Further reading: The Express Bridge Loan Pilot Program (A Simple Guide)

Support from large businesses

Many large companies have stepped up with resources and funding for small businesses affected by COVID-19.

Facebook Small Business Grants Program

Facebook is providing cash grants and ad credit to small businesses with 2–50 employees.

  • Applications will be open to cities on a rolling basis. Visit the site to see if it’s open for your city

  • Must be a for-profit company that has been in business for over a year

You can apply here.

Google Ad Credits for Small and Medium-sized Businesses

Google is providing ad credits to small and medium businesses that advertised on Google in 2019. Credits will be added automatically.

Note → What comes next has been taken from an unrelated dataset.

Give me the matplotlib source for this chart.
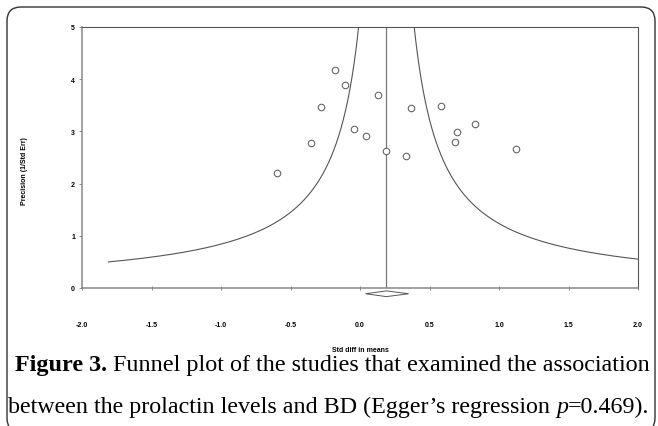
import numpy as np
import matplotlib
matplotlib.use("Agg")
import matplotlib.pyplot as plt
from matplotlib.patches import FancyBboxPatch, Polygon
from matplotlib.transforms import IdentityTransform

# study effects (std diff in means) and precision (1/SE)
effect = [-0.60, -0.35, -0.28, -0.18, -0.11, -0.04, 0.04, 0.13,
          0.19, 0.33, 0.37, 0.58, 0.68, 0.70, 0.83, 1.12]
precision = [2.21, 2.77, 3.47, 4.18, 3.88, 3.04, 2.92, 3.70,
             2.62, 2.52, 3.44, 3.49, 2.80, 2.99, 3.15, 2.66]
pooled = 0.19
pooled_ci = (0.04, 0.35)
xticks = [-2.0, -1.5, -1.0, -0.5, 0.0, 0.5, 1.0, 1.5, 2.0]
yticks = [0, 1, 2, 3, 4, 5]

caption1 = [('Figure 3.', 'normal', 'bold'),
            (' Funnel plot of the studies that examined the association', 'normal', 'normal')]
caption2 = [('between the prolactin levels and BD (Egger’s regression ', 'normal', 'normal'),
            ('p', 'italic', 'normal'),
            ('=0.469).', 'normal', 'normal')]

W, H = 658, 427
fig = plt.figure(figsize=(W / 100, H / 100), dpi=100)
ax = fig.add_axes([82 / W, 1 - 289 / H, 556 / W, 261 / H])

# funnel limits
prec = np.linspace(0.5, 5.5, 400)
ax.plot(pooled - 1.0 / prec, prec, color='#555555', lw=0.8)
ax.plot(pooled + 1.0 / prec, prec, color='#555555', lw=0.8)
ax.axvline(pooled, color='#777777', lw=0.9)

ax.scatter(effect, precision, s=22, facecolors='white', edgecolors='#666666',
           linewidths=0.8, zorder=3)

# pooled estimate diamond below the axis
dy = 0.055
yc = -0.11
ax.add_patch(Polygon([(pooled_ci[0], yc), (pooled, yc + dy), (pooled_ci[1], yc),
                      (pooled, yc - dy)], closed=True, facecolor='white',
                     edgecolor='#555555', lw=0.7, clip_on=False, zorder=4))

ax.set_xlim(-2.0, 2.0)
ax.set_ylim(0, 5)
ax.set_xticks(xticks)
ax.set_xticklabels(['%.1f' % v for v in xticks])
ax.set_yticks(yticks)
for lab in ax.get_xticklabels() + ax.get_yticklabels():
    lab.set_fontsize(5)
    lab.set_fontweight('bold')
    lab.set_family('Liberation Sans')
ax.tick_params(axis='x', direction='inout', length=3, width=0.6, color='#777777', pad=22)
ax.tick_params(axis='y', direction='out', length=2, width=0.6, color='#777777', pad=3)
for side in ['left', 'bottom']:
    ax.spines[side].set_color('#888888')
    ax.spines[side].set_linewidth(1.1)
for side in ['top', 'right']:
    ax.spines[side].set_color('#555555')
    ax.spines[side].set_linewidth(0.8)

fig.text(360 / W, 1 - 351 / H, 'Std diff in means', fontsize=5, fontweight='bold',
         family='Liberation Sans', ha='center', va='center')
fig.text(25 / W, 1 - 171 / H, 'Precision (1/Std Err)', fontsize=5, fontweight='bold',
         family='Liberation Sans', ha='center', va='center', rotation=90)


def caption_line(pieces, x0, x1, ybase, fs=17):
    """Draw styled pieces one after another, then scale to span x0..x1 pixels."""
    renderer = fig.canvas.get_renderer()
    texts = []
    for s, style, weight in pieces:
        texts.append(fig.text(0, 0, s, fontsize=fs, family='Liberation Serif',
                              style=style, fontweight=weight, ha='left',
                              va='baseline', transform=IdentityTransform()))

    def layout():
        x = x0
        for t in texts:
            t.set_position((x, ybase))
            x += t.get_window_extent(renderer).width
        return x - x0

    width = layout()
    scale = (x1 - x0) / width
    for t in texts:
        t.set_fontsize(fs * scale)
    layout()


caption_line(caption1, 15, 650, H - 371)
caption_line(caption2, 8, 650, H - 413)

# rounded frame, in pixels
frame = FancyBboxPatch((7, -6), 648, H - 8 + 6, boxstyle='round,pad=0,rounding_size=14',
                       transform=IdentityTransform(), facecolor='none',
                       edgecolor='#333333', lw=1.0, clip_on=False)
fig.patches.append(frame)

fig.savefig('out.png', dpi=100)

Salesforce Care Small Businesses Grant

$10,000 grants for small businesses. Applications not yet open.

Regional support

There are many region-specific supports and resources offering emergency funding. Check your local chamber of commerce, economic development office, or nonprofit for relief programs.

Further reading: COVID-19 Resources, State by State

Support for your industry

Your industry organization may offer grants and specialized support. Here are a few active funding sources:

Restaurant Employee Relief Fund

The National Restaurant Association Educational Foundation is providing grants of up to $500 for impacted employees. Food delivery workers (such as those who work with Uber Eats and Doordash) are eligible.

The Photographer Fund

Format is providing up to $500 in grants to impacted photographers.

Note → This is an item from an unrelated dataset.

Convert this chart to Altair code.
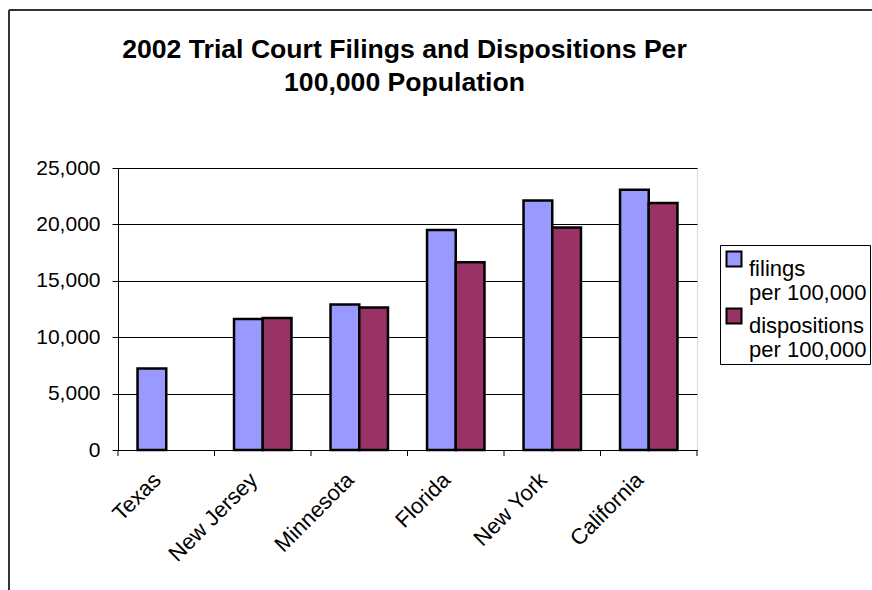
import altair as alt
import pandas as pd

# 2002 trial court filings and dispositions per 100,000 population
states = ["Texas", "New Jersey", "Minnesota", "Florida", "New York", "California"]
filings = [7230, 11620, 12890, 19500, 22120, 23070]
dispositions = [None, 11710, 12630, 16640, 19730, 21890]
series = ["filings per 100,000", "dispositions per 100,000"]
colors = ["#9999FF", "#993366"]

rows = []
for i, st in enumerate(states):
    rows.append({"state": st, "series": series[0], "value": filings[i]})
    if dispositions[i] is not None:
        rows.append({"state": st, "series": series[1], "value": dispositions[i]})
df = pd.DataFrame(rows)
states_df = pd.DataFrame({"state": states})

FONT = "Liberation Sans"
FS = 21
W, H = 579, 282
PAD_L, PAD_T = 118, 168

x_enc = alt.X(
    "state:N",
    sort=states,
    scale=alt.Scale(paddingInner=0, paddingOuter=0),
    axis=alt.Axis(
        title=None, ticks=False, domain=True, domainColor="black", domainWidth=1,
        labelAngle=-45, labelAlign="right", labelBaseline="middle",
        labelFont=FONT, labelFontSize=22, labelColor="black",
        labelPadding=26, labelOffset=-9,
    ),
)

bars = alt.Chart(df).mark_bar(stroke="black", strokeWidth=2.5).encode(
    x=x_enc,
    xOffset=alt.XOffset("series:N", sort=series,
                        scale=alt.Scale(paddingInner=0, paddingOuter=0.68)),
    y=alt.Y(
        "value:Q",
        scale=alt.Scale(domain=[0, 25000], nice=False),
        axis=alt.Axis(
            title=None, values=[0, 5000, 10000, 15000, 20000, 25000], format=",.0f",
            grid=True, gridColor="black", gridWidth=1, gridOpacity=1,
            domainColor="black", tickColor="black", tickSize=6,
            labelFont=FONT, labelFontSize=FS, labelColor="black", labelPadding=12,
        ),
    ),
    color=alt.Color(
        "series:N", sort=series,
        scale=alt.Scale(domain=series, range=colors),
        legend=alt.Legend(
            title=None, orient="none", legendX=602, legendY=77,
            symbolType="square", symbolSize=225, symbolStrokeColor="black",
            symbolStrokeWidth=2, symbolOpacity=1,
            labelFont=FONT, labelFontSize=22, labelColor="black",
            labelExpr="[split(datum.label, ' ')[0], 'per 100,000']",
            labelLimit=200, labelBaseline="top", labelOffset=4,
            rowPadding=0, padding=3, strokeColor="black", fillColor="white",
        ),
    ),
)

# category boundary ticks under the x axis
tick_start = alt.Chart(states_df).mark_rule(color="black", strokeWidth=1).encode(
    x=alt.X("state:N", sort=states, bandPosition=0),
    y=alt.value(H),
    y2=alt.value(H + 6),
)
tick_end = alt.Chart(states_df).transform_filter(
    alt.datum.state == states[-1]
).mark_rule(color="black", strokeWidth=1).encode(
    x=alt.X("state:N", sort=states, bandPosition=1),
    y=alt.value(H),
    y2=alt.value(H + 6),
)

# outer chart frame
frame_left = alt.Chart(states_df).mark_rule(color="#333333", strokeWidth=2).encode(
    x=alt.value(-109), y=alt.value(-158), y2=alt.value(H + 160)
)
frame_top = alt.Chart(states_df).mark_rule(color="#333333", strokeWidth=2).encode(
    x=alt.value(-109), x2=alt.value(W + 200), y=alt.value(-158)
)

chart = alt.layer(bars, tick_start, tick_end, frame_left, frame_top).properties(
    width=W,
    height=H,
    padding={"left": PAD_L, "top": PAD_T,
             "right": 872 - PAD_L - W, "bottom": 590 - PAD_T - H},
    autosize=alt.AutoSizeParams(type="none"),
    title=alt.TitleParams(
        ["2002 Trial Court Filings and Dispositions Per", "100,000 Population"],
        font=FONT, fontSize=26.6, fontWeight="bold", color="black",
        anchor="middle", frame="group", dx=-3, offset=0, dy=88, lineHeight=33,
    ),
).configure_view(
    fill="#C0C0C0", stroke="#808080", strokeWidth=2
).configure(background="white")

chart.save("out.html", embed_options={"renderer": "svg", "actions": False})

CERF+ Emergency Assistance

Up to $3,000 in grants to established artists working in a craft discipline.

Support for self-employed individuals

Federal Stimulus Checks

The federal government is providing up to $1,200 to eligible individuals. You can check the status of your payment at the IRS Get My Payment site.

Pandemic Unemployment Assistance

Self-employed individuals and independent contractors are eligible for unemployment benefits if they find themselves unemployed, partially unemployed, or unable to work due to COVID-19. Visit your state’s Department of Labor site to apply.

Further reading: Unemployment Benefits and the CARES Act

Freelancers Relief Fund

Up to $1,000 in grants for freelancers experiencing financial or health hardship as a result of COVID-19. **Applications are temporarily closed**.

Private lenders

Banks, merchant processors, and other private lenders may offer lines of credit or other lending options. But the terms won’t be as favorable as the PPP and EIDL. One other thing: some of the below offers may have been changed due to COVID-19.

Traditional bank loans

We’ve compiled our recommendation of the best bank loans for small businesses in 2020.

Business line of credit

A line of credit is more flexible than a bank loan, and usually cheaper too. Here’s our recommendations of the best business lines of credit in 2020.

Business credit card

Using a credit card to float your business is usually a bad idea. However, some business credit cards offer 0% interest for the first year. Check out our recommendations for the top business credit cards to see if any fit your needs.


This post is to be used for informational purposes only and does not constitute legal, business, or tax advice. Each person should consult his or her own attorney, business advisor, or tax advisor with respect to matters referenced in this post. Bench assumes no liability for actions taken in reliance upon the information contained herein.